Di ieri è invece l'invenzione del magnetofono, o registratore, il quale consente di incidere su nastro qualsiasi esecuzione musicale, per non dire qualsiasi suono o parola. Al suo apparire, il magnetofono sembrò una bella trovata familiare, per riascoltare la propria voce o quella di persone care, per trasmettere messaggi, per riprodurre dischi o esecuzioni musicali desunte da trasmissioni radio. In seguito si rivelò strumento professionale di vasta utilità in tutti i campi e particolarmente in quello musicale.
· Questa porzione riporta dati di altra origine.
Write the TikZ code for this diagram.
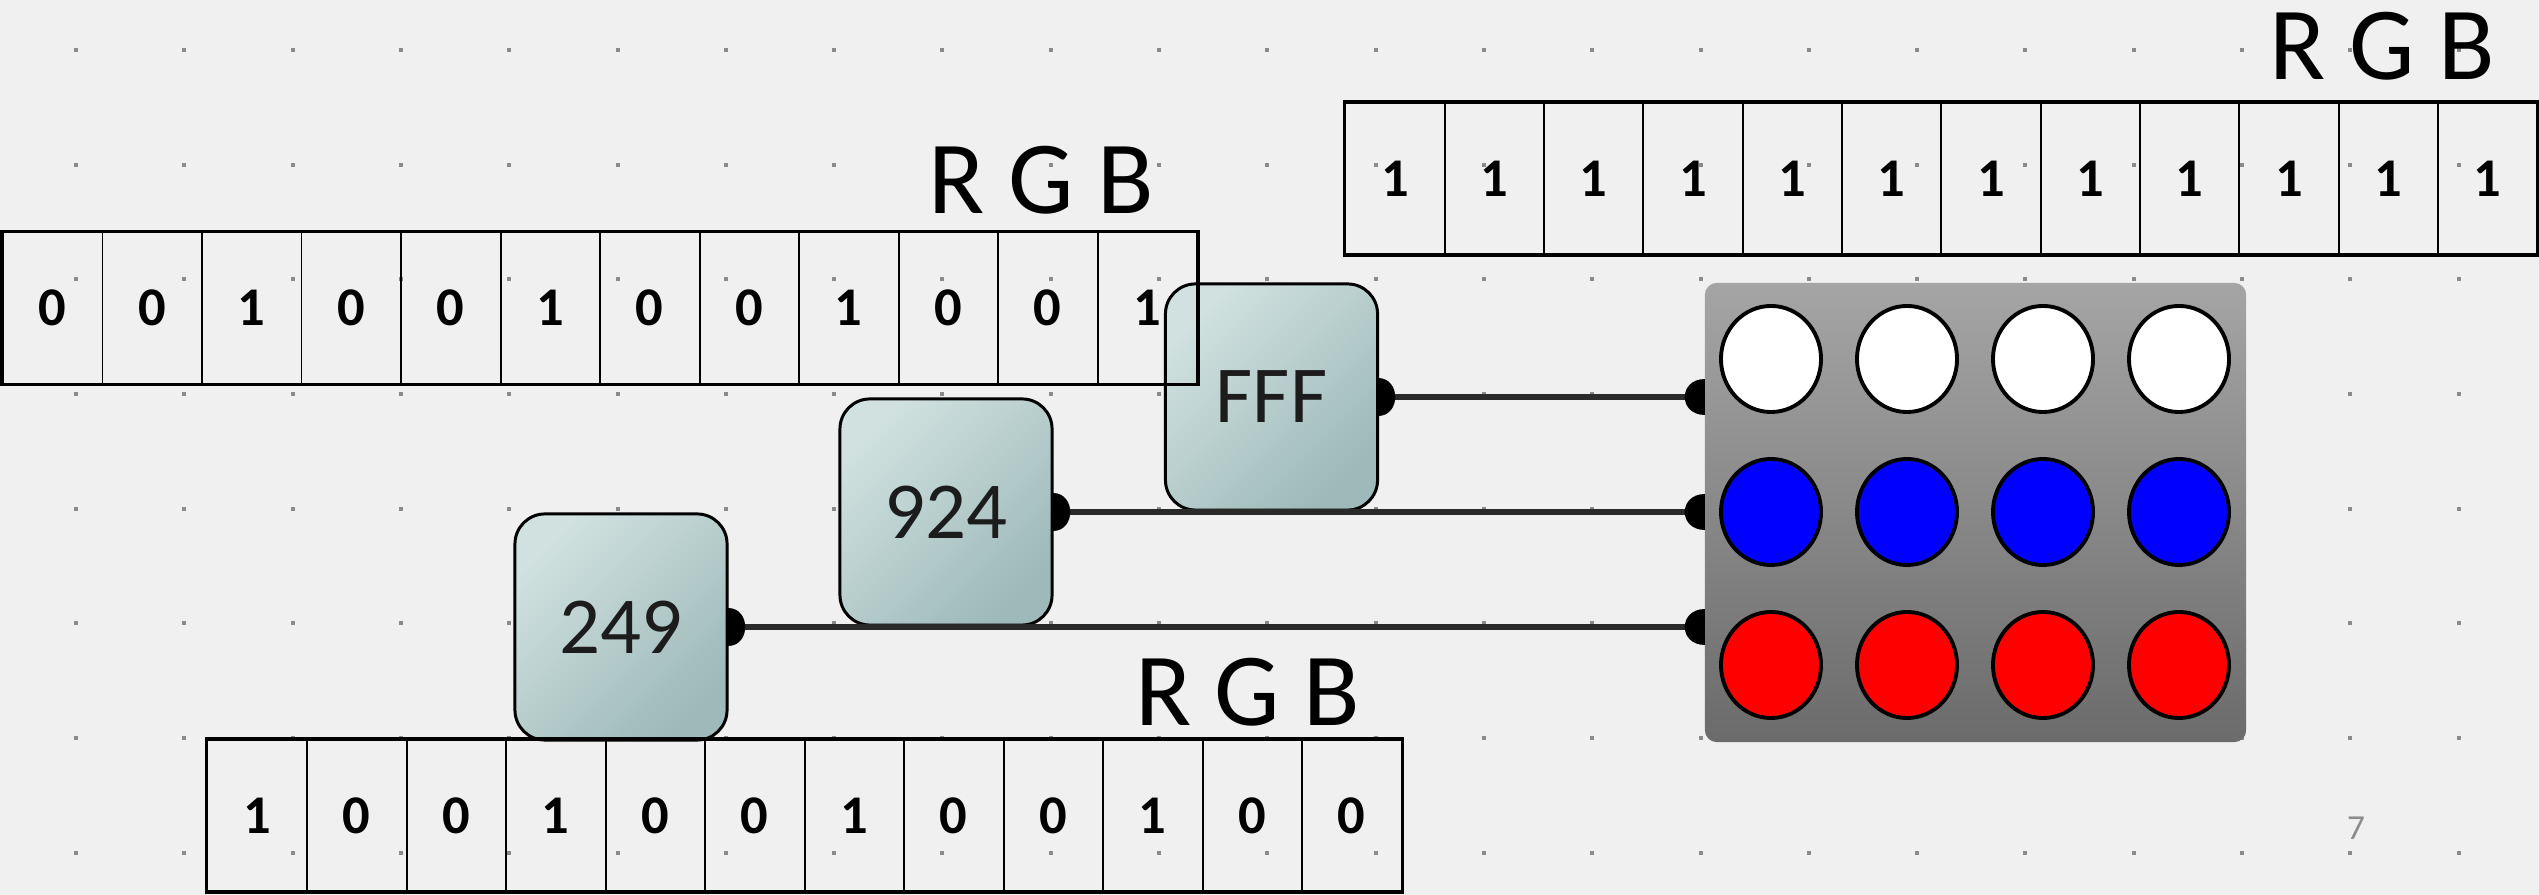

Inutile descrivere qui il magnetofono che tutti conoscono e la cui diffusione odierna è tale che, si può dire, non c'è casa in cui non esista almeno un piccolo registratore portatile (molte industrie vendono apparecchi radio che sono dotati di grammofono e di magnetofono).
A parte l'uso che un nastro di magnetofono può suggerire per concerto, con inserti appropriati, e l'uso che se ne fa oramai su vasta scala come ausilio a spettacoli, per esempio, di danza, quando non sia possibile servirsi di un complesso strumentale o anche soltanto d'un pianista, il registratore è strumento di studio per qualsiasi virtuoso: il pianista, il violinista, il violoncellista, qualsiasi strumentista insomma, può controllare, su una registrazione del proprio lavoro, la qualità del lavoro stesso e procedere alle necessarie correzioni. Il medesimo si dica per i cantanti. Il magnetofono consente, insomma, all'artista di ascoltarsi con la necessaria freddezza (e non come avviene quando si esegue) e di correggere i propri difetti, o di migliorare le proprie qualità.
In questo senso l'invenzione del magnetofono è stata molto più utile ed importante di quella del metronomo. Perché l'aiuto che il magnetofono può portare allo studente, allo studioso, al professionista è di gran lunga superiore qualitativamente a quello di una semplice indicazione di tempo. Inoltre il magnetofono consente imprese che, fino a pochi anni fa, potevano parere fantastiche. Per esempio, un pianista può, con una serie di registrazioni appropriate, suonare musica per due pianoforti o a quattro mani in duo con se stesso. Basta che incida separatamente le due parti in questo modo: registrazione del primo pianoforte (o primo «quattro mani») su nastro; esecuzione del «secondo» assieme alla riproduzione del «primo» già registrato, curata su un secondo magnetofono.
Al termine di queste operazioni il pianista avrà un nastro dove potrà ascoltare sé stesso in duo con sé stesso, nell'interpretazione di pagine per due pianoforti o a quattro mani. Il che, oltre l'utilità, è anche emozionante e curioso. Analogamente un nastro registrato con la parte d'orchestra servirà ad un solista per lo studio di un Concerto per pianoforte, o violino, o violoncello, o flauto, o arpa e orchestra. Un cantante potrà avere accompagnamenti pianistici o orchestrali già pronti su nastro per studiare la sua parte; e così un violinista e qualsiasi altro solista.
A parte queste combinazioni, una raccolta di nastri registrati è sommamente utile a qualsiasi solista o cantante: essa consente un riesame del proprio lavoro, isola e conserva i momenti di grazia, codifica gli errori, sottolinea i caratteri d'una tecnica e via discorrendo. Dove, insomma, il primo collaboratore meccanico conosciuto dai musicisti, il metronomo, aveva soltanto facilitato l'impostazione dei tempi, il collaboratore moderno è quasi un compagno di studi e di ricerche il cui ausilio si rivela ogni giorno più prezioso.